Thirstbait is the default for these companies. I don't access YouTube with any Google cookies so their profiling is suppressed. They periodically load up their front page with T&A content despite never having a personal history of clicking on such content.
Confirmed. I tried tiktok but was flooded with 3/4 naked teenage girls before I could do anything on the platform. It's like they ignored my onboarding preferences completely and just said here...she so thirsty.
This was happening to me too (Instagram but same thing); it’s pretty easy to fix.
Ultimately it is because I wasn’t using Instagram actively enough so the algorithm defaulted to Late 20s Male profiling.
Spend 2-5 minutes selecting the posts you don’t want to see and training the algorithm.
Instagram: Press and hold on items on the search tab and select “not interested”. To give it your actual interests, search for a few things like Golf, Cars, etc.
Threads: Select the three dots on posts and choose “Hide”. Same as Instagram, search for a few generic topics you prefer.
Massively better results as soon as the next day.
I want threads to work so badly compared to Twitter that I’ve happily just written a guide to train Metas algorithm.

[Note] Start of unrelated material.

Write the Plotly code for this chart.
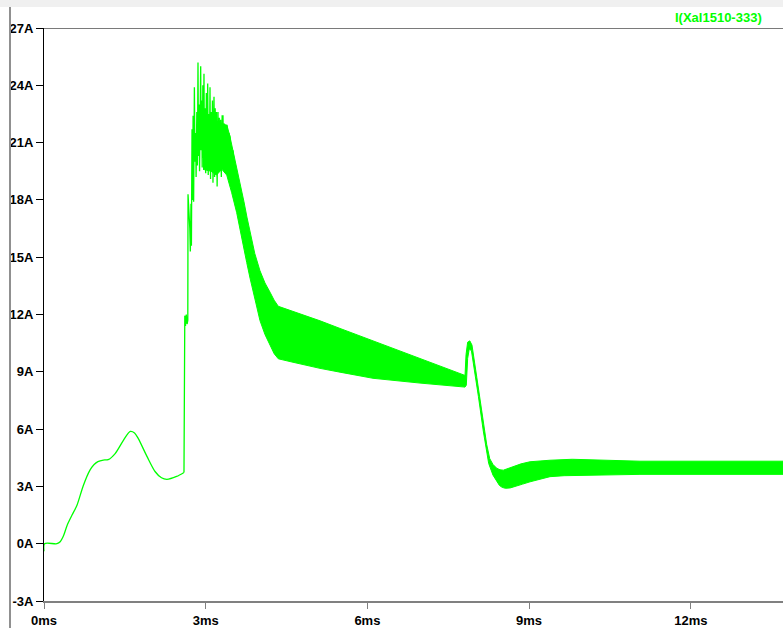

That’s how badly Twitter has dropped the ball.
Same here. The algorithm seems to be really bad at recommending relevant content on the 'for you' style timeline, and barely seems to take my likes and follows into account at all...
I didn’t notice any difference until the last month or so, and now it’s not ordinary users posting thirst traps, but obvious bots “looking for love” liking and retweeting my posts seconds after I post them. It’s a different problem than Instagram, but it’s still pretty bizarre considering Musk’s complaints that pre-acquisition Twitter had too many bots.
This sounds all true, but on Twitter - I never had the issue before so it seems more than a coincedence.
In fact, I used to be very surprised to read that Twitter had been previously widely used for porn adverts. I was kind of deluded into not even thinking about it. But scratch the surface and it was there. But it never appeared in my daily use.
Prior to the takeover I had been oblivious to it. After the takeover, the surface was scratched and what had previously been "underground" really made itself known in my twitter feed.
That isn't what made me leave the platform, but just my observation at the time.